Why Trade Forex?
The world’s largest market is knocking at your door!
With an expanding global economy, you may already be currency trading without realizing it. Every time you purchase a foreign product, you have traded the value of your currency for the exchange traded value of the foreign product. Believe it or not, that is a simplified explanation of the basic process of Forex trading. In the Forex, banks, investment firms, large corporations and individual traders buy and sell world currencies such as the Euro, British Pound, Swiss Franc, and Japanese Yen in exchange for the value of another currency. The Forex market has long been recognized as an uncommon investment opportunity by major banks and financial institutions.
The Foreign Currency Exchange market, commonly referred to as the Forex, is the largest market in the world trading in excess of $1.5 billion per day. Trading in the Forex market is a challenging opportunity where above average returns are available to educated investors who are willing to take above average risk.
You might ask, “Why trade the Forex?” The answer is quite simple, its called leverage. Leverage your money and your time. Frankly, no other market provides the leverage that the Forex can. You can effectively control US$10,000 by investing US$100…that is 100 to 1 leverage. Also, you can trade almost anytime that is best for you. The Forex is open 24 hours a day from Sunday evening through Friday afternoon.

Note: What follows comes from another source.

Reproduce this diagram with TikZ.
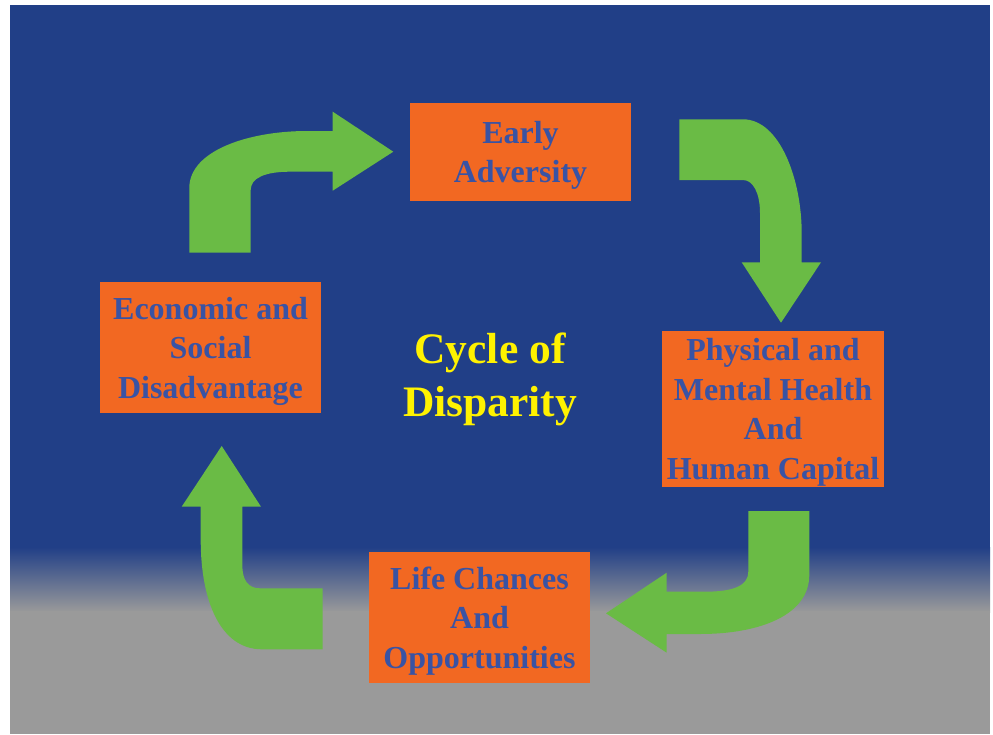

Furthermore, the Forex market is simpler to trade than stocks and futures. In the Forex market you may buy or sell currencies. You can make profits when the market is going up if you bought the market. You also can make profits when the market is going down if you sold the market. There are no restrictions when selling (shorting) as found in the U.S. stock markets. And, there are no required contracts sizes, expiration dates, and other constraints found in the futures market.